— Judgment, Supreme Court, Bronx County (Walter M. Schackman, J.), rendered February 15, 1983, which convicted defendant, after a jury trial, of criminal sale of a controlled substance in the first degree and criminal possession of a controlled substance in the second degree, and sentenced him to two concurrent terms of imprisonment of from 20 years to life on the sale count and from five years to life on the possession count, to run concurrently with a sentence of from 15 years to life previously imposed in another proceeding, is unanimously affirmed.
Appellant was convicted for the sale and possession of heroin after he met with two undercover police officers and delivered to them three ounces of heroin for $40,000. Tape recordings of telephone conversations between appellant and the officers in which the details of the sale were agreed to were admitted into evidence, as were other telephone conversations between appellant and cohorts in which arrangements were made to obtain the heroin appellant was to sell.
Appellant seeks a new trial on the ground that error was committed in allowing into evidence a tape recording of a telephone conversation he had with a cohort moments before the buy took place in which he told the cohort that he was dispatching codefendant Montanez to pick up some "rice”, a code word for cocaine. This tape was offered by the People to show that Montanez was a participant in an "overall conspiracy” to sell drugs in which all five defendants were engaged. An instruction explaining that the tape was being admitted only for this purpose might have been appropriate but was not given, perhaps because not requested in a formal request to charge. However, an offer of proof by the People that would have explained that rice meant cocaine was disallowed by the trial court on the ground that the probative value of such proof with respect to "this particular sale” of heroin was outweighed by its "highly prejudicial” effect on appellant; the *253trial court also prohibited the People from commenting upon the proof relating to rice in their summation. Thus, the jury was never told that rice meant cocaine, although they might have adduced as much from comments made by the prosecutor in his opening statement. Explaining to the jury why Montanez was not physically present at the scene of the buy when it took place, the prosecutor said in his opening statement that the jury would learn from a taped telephone conversation that in fact Montanez was there only moments before, but was given "another job to do” by appellant, namely, "to pick up some cocaine”, which he did, returning only moments after the police undercovers left. Counsel for Montanez immediately moved for a mistrial, which was denied by the trial court without prejudice to renewal when the tape was offered into evidence, but the motion was never renewed.

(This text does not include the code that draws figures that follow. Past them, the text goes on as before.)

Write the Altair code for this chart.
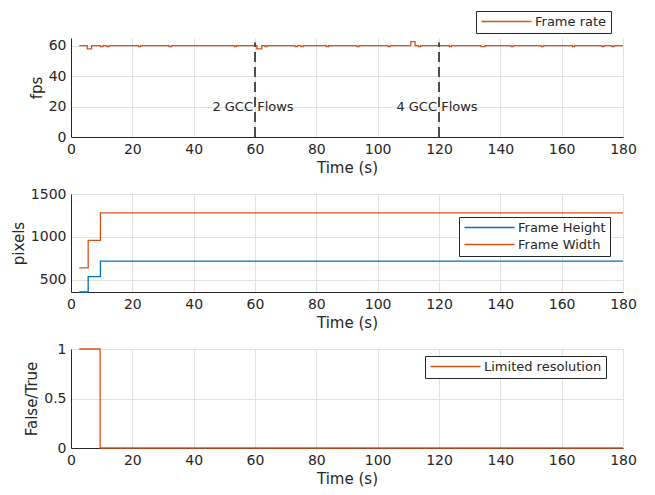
import altair as alt
import pandas as pd

# ---- data ----
fps_time = [2.7, 5.3, 6.7, 9.6, 10.4, 11.7, 12.4, 22.0, 22.7, 32.0, 32.8, 53.4, 54.0,
            60.6, 62.2, 63.3, 63.9, 73.1, 73.8, 75.0, 75.7, 83.3, 84.0, 93.2, 93.9,
            103.4, 104.1, 110.8, 112.2, 113.3, 114.0, 123.4, 124.1, 133.7, 135.0,
            143.5, 144.2, 153.4, 154.1, 163.5, 164.2, 173.1, 173.8, 176.4, 177.1, 180.0]
fps_value = [60, 57.9, 60, 59.3, 60, 59.3, 60, 59.3, 60, 59.3, 60, 59.3, 60,
             57.9, 60, 59.3, 60, 59.3, 60, 59.3, 60, 59.3, 60, 59.3, 60,
             59.3, 60, 62.6, 60, 59.3, 60, 59.3, 60, 59.3, 60,
             59.3, 60, 59.3, 60, 59.3, 60, 59.3, 60, 59.3, 60, 60]

res_time = [2.7, 5.6, 9.6, 180.0]
frame_height = [360, 540, 720, 720]
frame_width = [640, 960, 1280, 1280]

lim_time = [2.7, 9.5, 180.0]
lim_value = [1, 0, 0]

event_time = [60, 120]
event_label = ["2 GCC Flows", "4 GCC Flows"]
event_low = [0, 0]
event_high = [62, 62]
event_text_y = [20, 20]

x_ticks = [0, 20, 40, 60, 80, 100, 120, 140, 160, 180]
fps_ticks = [0, 20, 40, 60]

ORANGE = "#D95319"
BLUE = "#0072BD"
INK = "#262626"
GRID = "#E2E2E2"
FONT = "DejaVu Sans"
W = 552

fps_df = pd.DataFrame({"t": fps_time, "v": fps_value, "s": "Frame rate"})
res_df = pd.concat([
    pd.DataFrame({"t": res_time, "v": frame_height, "s": "Frame Height"}),
    pd.DataFrame({"t": res_time, "v": frame_width, "s": "Frame Width"}),
])
lim_df = pd.DataFrame({"t": lim_time, "v": lim_value, "s": "Limited resolution"})
ev_df = pd.DataFrame({"t": event_time, "label": event_label, "lo": event_low,
                      "hi": event_high, "ty": event_text_y})


def xenc(field="t"):
    return alt.X(f"{field}:Q", scale=alt.Scale(domain=[0, 180], nice=False, zero=False),
                 axis=alt.Axis(values=x_ticks, title="Time (s)"))


def yfps(field):
    return alt.Y(f"{field}:Q", scale=alt.Scale(domain=[0, 65], nice=False),
                 axis=alt.Axis(values=fps_ticks, title="fps"))


def legend(x, y):
    return alt.Legend(orient="none", legendX=x, legendY=y, title=None)


line1 = alt.Chart(fps_df).mark_line(interpolate="step-after", strokeWidth=1.3).encode(
    x=xenc(),
    y=yfps("v"),
    color=alt.Color("s:N", scale=alt.Scale(domain=["Frame rate"], range=[ORANGE]),
                    legend=legend(405, -27)),
)
rules = alt.Chart(ev_df).mark_rule(strokeDash=[10, 5], strokeWidth=2, color="#4D4D4D").encode(
    x=xenc(), y=yfps("lo"), y2="hi:Q")
texts = alt.Chart(ev_df).mark_text(font=FONT, fontSize=13, color=INK, align="center",
                                   baseline="middle", dx=-2).encode(
    x=xenc(), y=yfps("ty"), text="label:N")
p1 = alt.layer(line1, rules, texts).properties(width=W, height=99)

p2 = alt.Chart(res_df).mark_line(interpolate="step-after", strokeWidth=1.3).encode(
    x=xenc(),
    y=alt.Y("v:Q", scale=alt.Scale(domain=[360, 1500], nice=False, zero=False),
            axis=alt.Axis(values=[500, 1000, 1500], format="d", title="pixels")),
    color=alt.Color("s:N", scale=alt.Scale(domain=["Frame Height", "Frame Width"],
                                           range=[BLUE, ORANGE]),
                    legend=legend(388, 23)),
).properties(width=W, height=98)

p3 = alt.Chart(lim_df).mark_line(interpolate="step-after", strokeWidth=1.3).encode(
    x=xenc(),
    y=alt.Y("v:Q", scale=alt.Scale(domain=[0, 1], nice=False),
            axis=alt.Axis(values=[0, 0.5, 1], format="~g", title="False/True")),
    color=alt.Color("s:N", scale=alt.Scale(domain=["Limited resolution"], range=[ORANGE]),
                    legend=legend(354, 7)),
).properties(width=W, height=99)

chart = alt.vconcat(p1, p2, p3, spacing=57, bounds="flush").resolve_scale(
    color="independent", x="independent", y="independent"
).properties(
    padding={"left": 11, "top": 10, "right": 5, "bottom": 5},
    background="white",
).configure_view(strokeWidth=0).configure_axis(
    labelFont=FONT, labelFontSize=14, labelColor=INK, labelPadding=5,
    labelFlush=False, labelOverlap=False,
    titleFont=FONT, titleFontSize=15, titleFontWeight="normal", titleColor=INK,
    titlePadding=4, domainColor=INK, domainWidth=1, gridColor=GRID, gridWidth=1,
    ticks=False,
).configure_legend(
    symbolType="M-5,0H5", symbolSize=100, symbolStrokeWidth=1.5, symbolOffset=20,
    labelFont=FONT, labelFontSize=13, labelColor=INK, labelOffset=22,
    strokeColor=INK, fillColor="white", padding=4, rowPadding=3,
)

chart.save("out.html", embed_options={"renderer": "svg", "actions": False})
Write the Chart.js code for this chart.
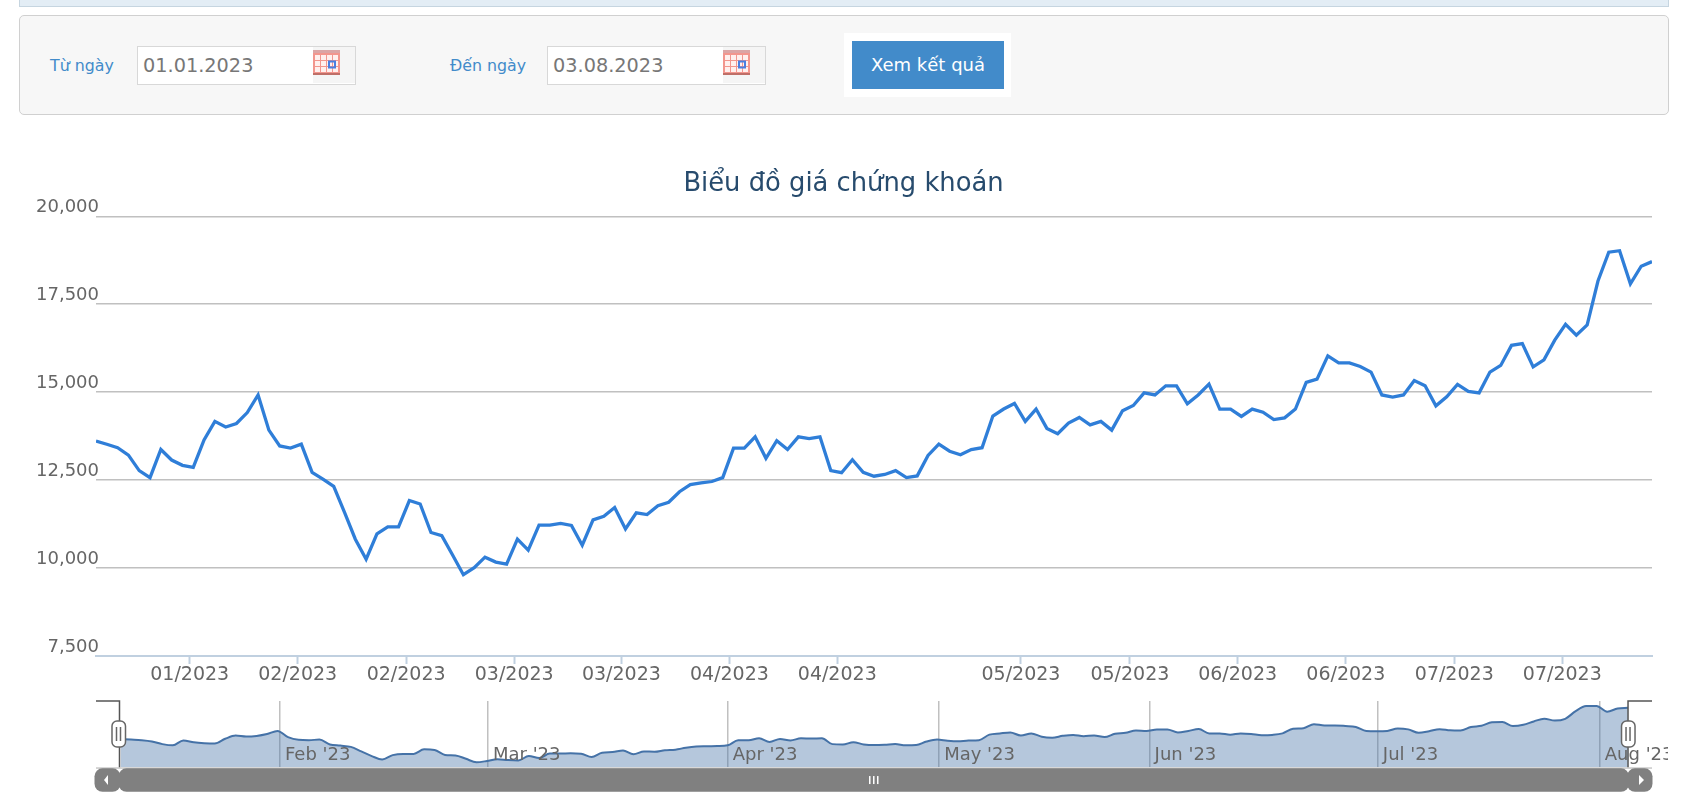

Appellant argues that these references to cocaine and rice concerned another drug transaction having nothing to do with the heroin sale charged in the indictment, and that their cumulative effect was to deprive him of a fair trial. We reject this argument since the evidence of appellant’s guilt of the crime that is charged is so overwhelming as to render any error in admitting the tape, and prosecutorial misconduct in referring to it, harmless (see, People v Cook, 42 NY2d 204, 208 [harmless error analysis applied to affirm conviction even though proof of uncharged crimes admitted into evidence was "highly prejudicial and inexcusably inflammatory”]; see also, People v Mayrant, 43 NY2d 236, 240 [conviction reversed only after determining that proof of uncharged crimes was not harmless]). Indeed, as indicated by the jury’s acquittal of Montanez, it appears that the jury gave little, if any, consideration to appellant’s uncharged possible involvement with cocaine. If the jury gave no weight to the adverse inference that could be drawn against Montanez from the conversation, they must have given it little weight against appellant as well.
Other remarks made by the prosecutor in his opening statement concerning the $50,000 that appellant posted to bail codefendant Carmona out of jail, which included $12,000 in marked bills used in the buy, while indicating that Carmona had committed another crime of a serious nature, could only have had an impact on Carmona’s defense, not appellant’s.
Appellant’s argument that his trial lawyer was ill-prepared and did not adequately cross-examine the People’s witnesses is conclusory and fails to show that he was deprived of a meaningful representation by the action or inaction of his lawyer (People v Rivera, 71 NY2d 705, 708-709). Nor is there any *254merit to appellant’s argument that his sentence of from 20 years to life was unduly harsh. Appellant was the prime mover in this $40,000 sale of heroin for which he faced a minimum sentence of from 15 years to life, and had a prior conviction for a sale of cocaine for which he had already received a sentence of from 15 years to life. The instant sentence was made to run concurrently with the prior sentence,. but could have been made to run consecutively. The fact that appellant received a sentence greater than that offered during plea negotiations does not indicate that he was being punished for proceeding to trial (People v Patterson, 106 AD2d 520, 521; People v Diaz, 131 AD2d 775, 776). Concur— Murphy, P. J., Sullivan, Ross, Asch and Wallach, JJ.